HOUSTON — Man, it’d eat him up, start thinking like this, let the goblins in, the regrets, give those enough light to seed and fester.

Just an inch or two out of — who knows — millions, tens of millions, over those four hours, that might’ve stopped all this, that might’ve given him — them — a chance. Then, who could say after that, maybe none of this happens, the ball stays in his glove and the throw is clean and the inning dies and there’s still life after the seventh. There’s still a ballgame to win.

Alex Bregman sat an hour later in a black leather chair, waiting his turn to explain how the Houston Astros arrived at a two-game deficit 28 hours into this World Series, how a day or two ago they’d been asked if this is the best Astros team ever, how today the same folks are wondering how they’re not even the best team on this baseball field.

He wore clunky glasses, the kind you drive in or wear at home and nothing else, and worked his phone. The chair seemed too big for him, or he too small for it. Ryan Pressly, the relief pitcher, walked up behind him, leaned over, whispered in his ear and then pounded Bregman twice — tap, tap — on the chest. Bregman nodded.

It’d eat him up to fall into that, into people being nice, excusing him for a difficult play that wasn’t made, two long hops followed by one short one, him digging hard to his left, seventh inning, two outs, the bases loaded, his Astros down by one, the game still hanging there, in part because he’d already hit a home run.

In front of him on the coffee table there was a flag that celebrated the Astros as American League champions, which is fine but not near enough, so they’d all come together afterward and a couple of them had spoken, probably something about keeping their heads up and hearts pure and kickin’ some ass out in D.C. come Friday.

Howie Kendrick had already hit this ball to the left side and shortstop Carlos Correa was playing too far up the middle and too deep to have any chance at it.
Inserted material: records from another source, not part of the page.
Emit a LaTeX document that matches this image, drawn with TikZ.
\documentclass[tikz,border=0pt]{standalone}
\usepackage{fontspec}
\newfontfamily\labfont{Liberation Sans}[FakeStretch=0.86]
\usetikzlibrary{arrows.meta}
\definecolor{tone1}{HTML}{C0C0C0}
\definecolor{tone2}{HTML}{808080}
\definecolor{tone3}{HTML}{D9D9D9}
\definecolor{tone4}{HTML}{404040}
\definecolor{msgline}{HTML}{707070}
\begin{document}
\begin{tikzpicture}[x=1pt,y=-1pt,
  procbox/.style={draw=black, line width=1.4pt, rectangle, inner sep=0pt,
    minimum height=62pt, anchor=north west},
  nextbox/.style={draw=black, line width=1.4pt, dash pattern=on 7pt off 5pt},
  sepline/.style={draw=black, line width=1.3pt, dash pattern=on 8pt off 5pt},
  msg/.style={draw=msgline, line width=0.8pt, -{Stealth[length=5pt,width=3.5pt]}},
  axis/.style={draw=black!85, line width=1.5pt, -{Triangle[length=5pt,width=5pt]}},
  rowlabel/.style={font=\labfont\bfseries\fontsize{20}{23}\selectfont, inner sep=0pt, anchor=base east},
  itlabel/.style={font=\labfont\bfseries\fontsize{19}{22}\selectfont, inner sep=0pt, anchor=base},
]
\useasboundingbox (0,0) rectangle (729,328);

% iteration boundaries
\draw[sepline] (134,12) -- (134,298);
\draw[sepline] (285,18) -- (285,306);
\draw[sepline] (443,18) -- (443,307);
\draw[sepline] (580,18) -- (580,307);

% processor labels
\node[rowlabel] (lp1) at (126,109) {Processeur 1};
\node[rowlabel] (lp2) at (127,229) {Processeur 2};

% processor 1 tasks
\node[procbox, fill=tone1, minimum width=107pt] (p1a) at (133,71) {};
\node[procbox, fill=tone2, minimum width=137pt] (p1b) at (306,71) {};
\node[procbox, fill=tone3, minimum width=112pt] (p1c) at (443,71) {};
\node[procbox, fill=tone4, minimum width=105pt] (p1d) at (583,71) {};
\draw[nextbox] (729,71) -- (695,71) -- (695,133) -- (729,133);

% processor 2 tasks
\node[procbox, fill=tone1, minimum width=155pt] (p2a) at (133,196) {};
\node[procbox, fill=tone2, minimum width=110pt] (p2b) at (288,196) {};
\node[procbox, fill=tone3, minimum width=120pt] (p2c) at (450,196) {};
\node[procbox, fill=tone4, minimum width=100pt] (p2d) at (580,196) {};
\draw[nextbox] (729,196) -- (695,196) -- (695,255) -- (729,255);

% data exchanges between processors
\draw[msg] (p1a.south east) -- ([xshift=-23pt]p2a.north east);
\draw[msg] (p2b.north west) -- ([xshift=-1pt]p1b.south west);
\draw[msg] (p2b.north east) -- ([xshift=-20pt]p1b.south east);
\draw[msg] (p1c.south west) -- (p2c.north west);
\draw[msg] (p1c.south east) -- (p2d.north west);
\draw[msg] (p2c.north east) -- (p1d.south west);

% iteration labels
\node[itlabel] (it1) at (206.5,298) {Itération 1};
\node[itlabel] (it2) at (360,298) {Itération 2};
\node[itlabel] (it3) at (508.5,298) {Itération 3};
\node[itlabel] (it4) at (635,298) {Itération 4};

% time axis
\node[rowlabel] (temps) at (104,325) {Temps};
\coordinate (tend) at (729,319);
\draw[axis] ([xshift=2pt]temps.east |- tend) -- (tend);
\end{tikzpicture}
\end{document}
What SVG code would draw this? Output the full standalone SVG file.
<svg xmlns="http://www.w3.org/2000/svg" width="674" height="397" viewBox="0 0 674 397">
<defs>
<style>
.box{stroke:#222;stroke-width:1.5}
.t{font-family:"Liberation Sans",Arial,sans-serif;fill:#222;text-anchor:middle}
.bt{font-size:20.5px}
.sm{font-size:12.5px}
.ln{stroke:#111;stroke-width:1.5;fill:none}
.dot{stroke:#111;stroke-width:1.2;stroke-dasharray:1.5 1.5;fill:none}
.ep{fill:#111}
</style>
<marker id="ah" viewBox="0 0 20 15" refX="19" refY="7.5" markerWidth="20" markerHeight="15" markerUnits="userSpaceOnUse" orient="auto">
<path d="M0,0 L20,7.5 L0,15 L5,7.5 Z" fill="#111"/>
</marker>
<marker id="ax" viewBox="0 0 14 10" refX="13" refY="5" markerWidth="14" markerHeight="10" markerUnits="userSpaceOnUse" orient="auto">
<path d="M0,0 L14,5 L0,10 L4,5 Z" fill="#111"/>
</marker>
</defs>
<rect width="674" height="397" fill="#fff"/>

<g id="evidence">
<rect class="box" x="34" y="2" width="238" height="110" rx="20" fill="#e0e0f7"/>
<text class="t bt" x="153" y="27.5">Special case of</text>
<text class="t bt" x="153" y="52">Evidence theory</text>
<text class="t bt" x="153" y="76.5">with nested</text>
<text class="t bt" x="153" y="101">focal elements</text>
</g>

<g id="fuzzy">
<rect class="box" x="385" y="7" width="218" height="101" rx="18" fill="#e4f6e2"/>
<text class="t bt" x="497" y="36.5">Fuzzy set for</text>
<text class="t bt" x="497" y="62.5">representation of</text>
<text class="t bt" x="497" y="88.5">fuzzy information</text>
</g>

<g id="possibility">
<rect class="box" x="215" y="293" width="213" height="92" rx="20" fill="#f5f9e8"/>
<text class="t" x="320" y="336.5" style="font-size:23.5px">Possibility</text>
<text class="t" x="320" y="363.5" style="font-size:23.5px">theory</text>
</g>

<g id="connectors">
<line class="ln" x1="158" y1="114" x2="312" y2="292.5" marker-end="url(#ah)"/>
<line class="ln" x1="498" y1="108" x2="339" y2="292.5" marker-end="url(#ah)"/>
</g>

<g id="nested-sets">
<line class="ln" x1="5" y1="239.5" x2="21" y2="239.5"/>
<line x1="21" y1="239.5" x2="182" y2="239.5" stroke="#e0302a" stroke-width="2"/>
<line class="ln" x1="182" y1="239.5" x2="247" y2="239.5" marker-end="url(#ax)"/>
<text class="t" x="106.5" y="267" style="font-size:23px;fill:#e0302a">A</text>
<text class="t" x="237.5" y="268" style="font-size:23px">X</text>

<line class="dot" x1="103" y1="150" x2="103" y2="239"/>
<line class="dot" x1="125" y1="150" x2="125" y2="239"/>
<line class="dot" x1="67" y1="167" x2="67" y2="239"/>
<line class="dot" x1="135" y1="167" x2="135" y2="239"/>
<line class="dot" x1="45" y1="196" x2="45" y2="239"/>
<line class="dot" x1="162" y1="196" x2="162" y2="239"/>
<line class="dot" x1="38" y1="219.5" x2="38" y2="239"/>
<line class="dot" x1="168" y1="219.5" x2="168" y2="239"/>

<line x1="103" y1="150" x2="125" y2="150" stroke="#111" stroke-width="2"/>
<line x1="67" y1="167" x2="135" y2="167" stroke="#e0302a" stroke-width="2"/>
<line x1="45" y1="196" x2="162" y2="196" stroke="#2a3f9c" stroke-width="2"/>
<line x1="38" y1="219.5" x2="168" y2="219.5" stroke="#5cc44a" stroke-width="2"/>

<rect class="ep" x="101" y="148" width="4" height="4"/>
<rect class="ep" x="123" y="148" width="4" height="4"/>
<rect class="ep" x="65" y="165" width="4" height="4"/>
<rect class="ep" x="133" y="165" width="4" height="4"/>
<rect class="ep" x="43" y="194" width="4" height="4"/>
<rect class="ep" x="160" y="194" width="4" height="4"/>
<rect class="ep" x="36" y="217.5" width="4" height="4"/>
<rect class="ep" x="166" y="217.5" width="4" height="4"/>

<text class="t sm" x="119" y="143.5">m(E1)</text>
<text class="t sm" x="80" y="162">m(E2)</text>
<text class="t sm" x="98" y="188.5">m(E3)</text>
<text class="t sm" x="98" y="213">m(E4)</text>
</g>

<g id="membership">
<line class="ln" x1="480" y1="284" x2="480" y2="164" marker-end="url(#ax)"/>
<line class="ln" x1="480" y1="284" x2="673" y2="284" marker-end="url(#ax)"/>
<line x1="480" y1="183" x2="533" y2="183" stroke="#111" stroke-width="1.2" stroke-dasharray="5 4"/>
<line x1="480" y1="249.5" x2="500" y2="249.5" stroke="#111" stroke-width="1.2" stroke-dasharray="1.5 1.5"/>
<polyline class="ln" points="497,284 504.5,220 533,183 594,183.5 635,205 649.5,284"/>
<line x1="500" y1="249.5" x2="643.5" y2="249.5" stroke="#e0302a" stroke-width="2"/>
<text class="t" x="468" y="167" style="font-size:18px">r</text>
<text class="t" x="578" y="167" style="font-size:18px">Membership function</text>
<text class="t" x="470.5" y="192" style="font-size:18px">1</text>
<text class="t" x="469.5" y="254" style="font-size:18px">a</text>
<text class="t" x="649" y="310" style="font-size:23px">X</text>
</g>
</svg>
So that ball was Bregman’s or nobody else’s, and the crowd screeched as Bregman closed on it, it all happening fast, his angle shallow as he could make it, baserunner Trea Turner crossing in front of him, the Washington Nationals leading by just a run, threatening more, but only if that ball would stay out of Bregman’s glove.

Over seven months, you know how many things go right that could’ve gone wrong? Countless. Same number as things that go wrong that could’ve gone right, given an inch here or there, given this much more traction, given this much more reach, this much more luck. No sense chewing over the last of those. That’d eat you up.

HOUSTON, TX - OCTOBER 23:  Alex Bregman #2 of the Houston Astros fields a ground ball but makes a throwing error in the seventh inning during Game 2 of the 2019 World Series between the Washington Nationals and the Houston Astros at Minute Maid Park on Wednesday, October 23, 2019 in Houston, Texas. (Photo by Cooper Neill/MLB Photos via Getty Images)
Alex Bregman made a crucial error during Game 2 of the World Series. (Cooper Neill/Getty Images)

Victor Robles was scoring (or not) from third on that play and Kendrick was chugging to first base and Juan Soto, heading to second base, was going to have to be Bregman’s play. Catch that ball, throw to Jose Altuve anchored at second, kill this inning, get after the Nationals’ bullpen. Pressly turned from the mound. He’d thrown a good slider, down and away from Kendrick, gotten the mishit, gotten out of this mess.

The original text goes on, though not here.